What to work on
Working from the data below, reproduce exactly the lines starting at the one that holds "What seaborn and" and ending at the one that holds "from matplotlib.lines import Line2D". Pictures are excluded.

--- Data for this task ---

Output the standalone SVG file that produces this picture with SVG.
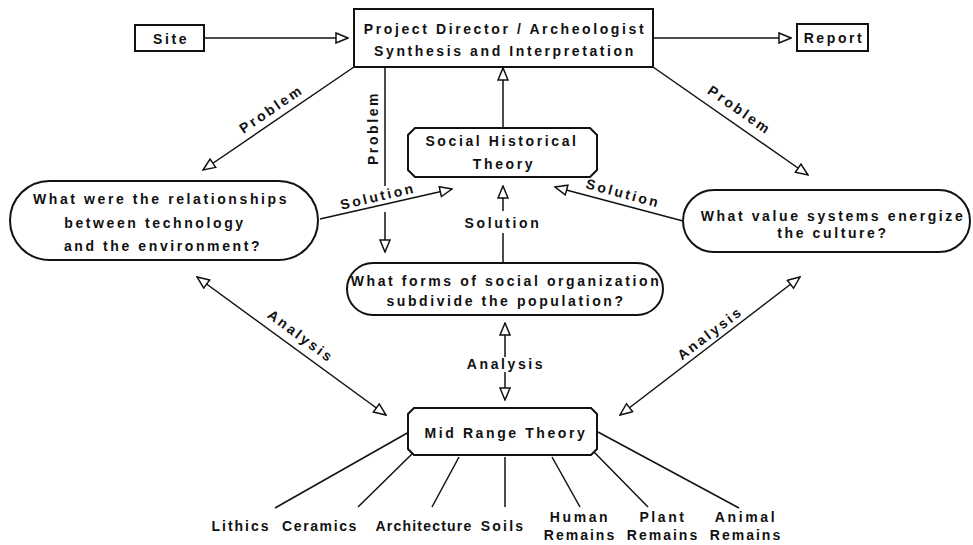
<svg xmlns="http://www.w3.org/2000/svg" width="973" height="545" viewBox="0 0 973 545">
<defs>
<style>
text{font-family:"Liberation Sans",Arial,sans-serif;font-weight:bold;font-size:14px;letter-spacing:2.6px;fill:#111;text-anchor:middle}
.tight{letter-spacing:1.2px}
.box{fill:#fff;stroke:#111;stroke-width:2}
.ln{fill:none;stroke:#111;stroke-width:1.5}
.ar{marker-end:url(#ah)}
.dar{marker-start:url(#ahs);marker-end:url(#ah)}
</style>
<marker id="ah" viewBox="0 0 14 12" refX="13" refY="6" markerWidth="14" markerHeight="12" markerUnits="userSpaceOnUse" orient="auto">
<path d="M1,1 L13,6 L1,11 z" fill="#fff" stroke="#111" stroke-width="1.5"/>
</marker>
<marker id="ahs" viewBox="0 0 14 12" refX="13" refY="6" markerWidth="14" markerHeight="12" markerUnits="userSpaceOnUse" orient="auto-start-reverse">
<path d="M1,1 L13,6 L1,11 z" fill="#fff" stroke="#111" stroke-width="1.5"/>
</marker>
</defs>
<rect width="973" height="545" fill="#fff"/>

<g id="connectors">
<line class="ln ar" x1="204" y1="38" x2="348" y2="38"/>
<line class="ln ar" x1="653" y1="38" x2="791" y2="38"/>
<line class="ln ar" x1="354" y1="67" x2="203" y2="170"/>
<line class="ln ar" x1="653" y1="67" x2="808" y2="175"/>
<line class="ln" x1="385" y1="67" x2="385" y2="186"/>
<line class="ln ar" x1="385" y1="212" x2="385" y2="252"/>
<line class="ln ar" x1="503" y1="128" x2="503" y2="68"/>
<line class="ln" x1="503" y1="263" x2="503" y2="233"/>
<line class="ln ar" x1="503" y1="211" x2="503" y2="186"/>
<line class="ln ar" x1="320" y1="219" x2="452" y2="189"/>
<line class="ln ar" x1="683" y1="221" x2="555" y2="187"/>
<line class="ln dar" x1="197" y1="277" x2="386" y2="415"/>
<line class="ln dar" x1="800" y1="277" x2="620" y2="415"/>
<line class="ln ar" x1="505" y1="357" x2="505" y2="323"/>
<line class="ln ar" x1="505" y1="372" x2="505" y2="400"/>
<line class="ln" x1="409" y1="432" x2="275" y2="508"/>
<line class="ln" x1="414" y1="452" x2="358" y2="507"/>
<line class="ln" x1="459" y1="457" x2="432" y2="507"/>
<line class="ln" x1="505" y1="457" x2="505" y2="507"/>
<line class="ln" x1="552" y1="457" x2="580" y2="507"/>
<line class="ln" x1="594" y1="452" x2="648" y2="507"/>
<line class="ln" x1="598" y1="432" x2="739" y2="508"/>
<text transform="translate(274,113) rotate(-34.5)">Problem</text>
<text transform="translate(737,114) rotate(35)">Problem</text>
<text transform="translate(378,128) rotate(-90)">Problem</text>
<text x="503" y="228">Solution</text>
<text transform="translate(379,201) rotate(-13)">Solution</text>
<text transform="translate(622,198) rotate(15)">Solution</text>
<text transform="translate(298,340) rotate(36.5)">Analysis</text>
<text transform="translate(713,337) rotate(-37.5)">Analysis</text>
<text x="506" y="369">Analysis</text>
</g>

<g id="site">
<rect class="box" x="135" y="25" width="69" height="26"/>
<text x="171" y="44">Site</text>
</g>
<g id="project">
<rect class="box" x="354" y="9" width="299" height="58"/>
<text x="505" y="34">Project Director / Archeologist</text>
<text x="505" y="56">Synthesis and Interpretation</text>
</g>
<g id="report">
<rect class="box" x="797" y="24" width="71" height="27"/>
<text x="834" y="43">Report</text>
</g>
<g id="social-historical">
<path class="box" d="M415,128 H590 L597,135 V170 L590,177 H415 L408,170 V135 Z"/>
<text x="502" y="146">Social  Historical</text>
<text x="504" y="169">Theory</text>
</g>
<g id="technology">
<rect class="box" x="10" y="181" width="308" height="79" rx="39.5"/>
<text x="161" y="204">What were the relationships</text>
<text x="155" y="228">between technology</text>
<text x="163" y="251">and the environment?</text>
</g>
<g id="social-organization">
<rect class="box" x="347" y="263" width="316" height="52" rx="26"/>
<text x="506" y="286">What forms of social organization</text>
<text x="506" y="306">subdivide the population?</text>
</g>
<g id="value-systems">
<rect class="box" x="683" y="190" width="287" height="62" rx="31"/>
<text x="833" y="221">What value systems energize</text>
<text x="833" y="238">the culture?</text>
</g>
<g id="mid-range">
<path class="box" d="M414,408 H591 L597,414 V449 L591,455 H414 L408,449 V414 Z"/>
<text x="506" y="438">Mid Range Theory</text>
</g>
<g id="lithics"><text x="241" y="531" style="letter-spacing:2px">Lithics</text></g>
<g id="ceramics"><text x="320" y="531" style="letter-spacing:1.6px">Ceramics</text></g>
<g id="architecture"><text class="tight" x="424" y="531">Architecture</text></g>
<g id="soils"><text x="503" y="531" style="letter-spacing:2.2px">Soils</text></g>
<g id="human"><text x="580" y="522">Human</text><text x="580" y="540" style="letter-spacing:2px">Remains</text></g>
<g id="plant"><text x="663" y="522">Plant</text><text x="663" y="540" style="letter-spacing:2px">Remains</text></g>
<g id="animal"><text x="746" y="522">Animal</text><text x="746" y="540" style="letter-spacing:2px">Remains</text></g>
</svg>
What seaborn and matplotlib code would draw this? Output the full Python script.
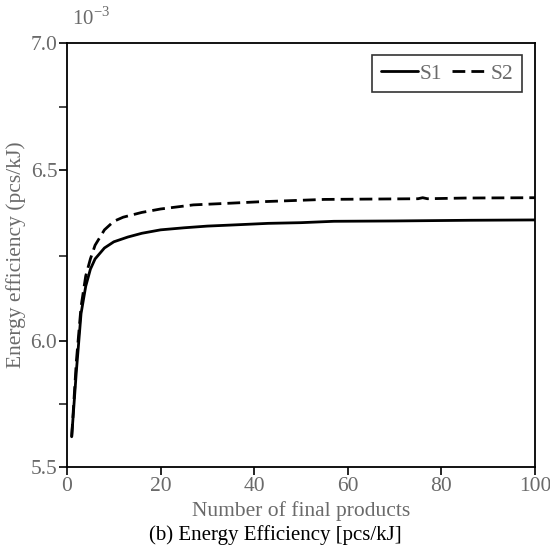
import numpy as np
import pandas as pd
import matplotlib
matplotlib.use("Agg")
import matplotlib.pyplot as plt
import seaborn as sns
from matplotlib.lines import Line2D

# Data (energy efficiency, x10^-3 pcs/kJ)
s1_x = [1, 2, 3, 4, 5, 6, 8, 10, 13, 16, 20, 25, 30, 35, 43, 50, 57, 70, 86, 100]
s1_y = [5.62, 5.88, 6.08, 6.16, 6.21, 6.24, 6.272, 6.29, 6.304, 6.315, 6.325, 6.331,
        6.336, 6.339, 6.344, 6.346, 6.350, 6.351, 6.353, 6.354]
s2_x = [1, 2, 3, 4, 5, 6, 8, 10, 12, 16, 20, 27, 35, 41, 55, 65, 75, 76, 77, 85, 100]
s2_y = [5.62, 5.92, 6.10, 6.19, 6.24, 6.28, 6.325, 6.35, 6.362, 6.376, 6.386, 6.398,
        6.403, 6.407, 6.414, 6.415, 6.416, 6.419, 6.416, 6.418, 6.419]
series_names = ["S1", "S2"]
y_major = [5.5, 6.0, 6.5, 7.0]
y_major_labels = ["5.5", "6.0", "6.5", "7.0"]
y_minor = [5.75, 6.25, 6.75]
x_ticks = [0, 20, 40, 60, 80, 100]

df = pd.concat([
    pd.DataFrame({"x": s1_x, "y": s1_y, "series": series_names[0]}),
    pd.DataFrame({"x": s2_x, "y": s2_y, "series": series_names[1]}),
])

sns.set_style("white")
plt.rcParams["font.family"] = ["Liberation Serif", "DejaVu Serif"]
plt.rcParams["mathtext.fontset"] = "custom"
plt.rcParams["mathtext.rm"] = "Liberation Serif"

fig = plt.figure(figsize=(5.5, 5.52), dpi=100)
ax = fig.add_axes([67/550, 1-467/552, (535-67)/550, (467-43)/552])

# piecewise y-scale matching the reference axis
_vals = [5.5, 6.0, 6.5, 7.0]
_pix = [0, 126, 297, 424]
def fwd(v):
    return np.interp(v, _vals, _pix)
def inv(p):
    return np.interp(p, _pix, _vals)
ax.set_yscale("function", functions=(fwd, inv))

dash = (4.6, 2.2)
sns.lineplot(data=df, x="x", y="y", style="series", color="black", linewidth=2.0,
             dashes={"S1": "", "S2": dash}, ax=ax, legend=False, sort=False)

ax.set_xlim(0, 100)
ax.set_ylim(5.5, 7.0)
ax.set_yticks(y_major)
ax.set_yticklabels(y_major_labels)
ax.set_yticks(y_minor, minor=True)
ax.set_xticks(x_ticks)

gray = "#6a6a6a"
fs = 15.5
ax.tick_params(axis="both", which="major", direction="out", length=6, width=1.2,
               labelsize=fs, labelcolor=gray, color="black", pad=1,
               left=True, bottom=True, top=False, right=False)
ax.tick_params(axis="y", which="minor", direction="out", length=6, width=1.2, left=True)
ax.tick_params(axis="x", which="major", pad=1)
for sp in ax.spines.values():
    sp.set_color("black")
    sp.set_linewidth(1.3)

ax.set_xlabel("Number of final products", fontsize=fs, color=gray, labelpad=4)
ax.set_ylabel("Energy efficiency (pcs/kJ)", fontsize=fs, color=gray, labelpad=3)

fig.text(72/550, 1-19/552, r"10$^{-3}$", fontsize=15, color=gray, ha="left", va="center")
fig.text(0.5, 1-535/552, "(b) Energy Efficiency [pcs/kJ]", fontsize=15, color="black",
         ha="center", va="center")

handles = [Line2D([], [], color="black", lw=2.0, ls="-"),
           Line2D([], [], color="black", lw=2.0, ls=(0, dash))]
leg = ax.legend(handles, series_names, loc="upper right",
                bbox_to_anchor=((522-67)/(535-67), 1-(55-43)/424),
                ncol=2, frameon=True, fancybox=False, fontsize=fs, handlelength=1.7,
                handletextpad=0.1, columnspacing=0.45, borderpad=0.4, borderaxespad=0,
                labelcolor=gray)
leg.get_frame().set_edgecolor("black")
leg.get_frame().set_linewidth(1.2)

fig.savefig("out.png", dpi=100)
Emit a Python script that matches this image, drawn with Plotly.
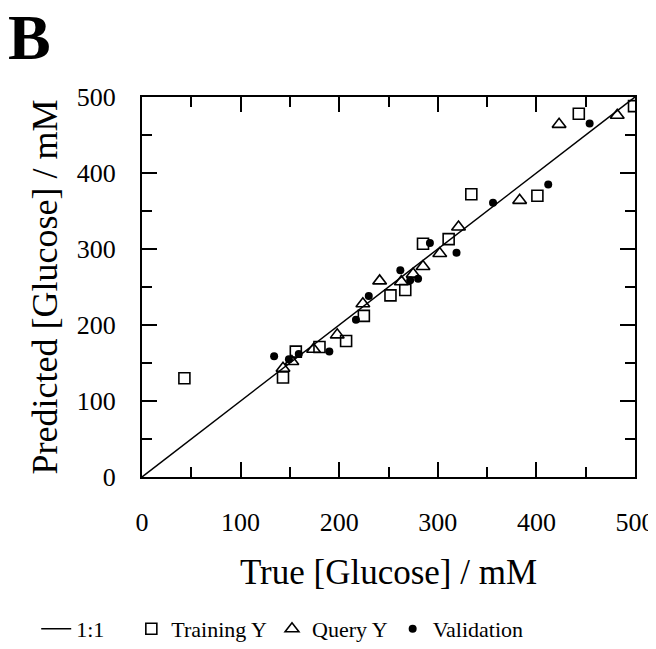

---

In response
What seaborn and matplotlib code would draw this? Output the full Python script.
import numpy as np
import pandas as pd
import matplotlib
matplotlib.use("Agg")
import matplotlib.pyplot as plt
import seaborn as sns
from matplotlib.lines import Line2D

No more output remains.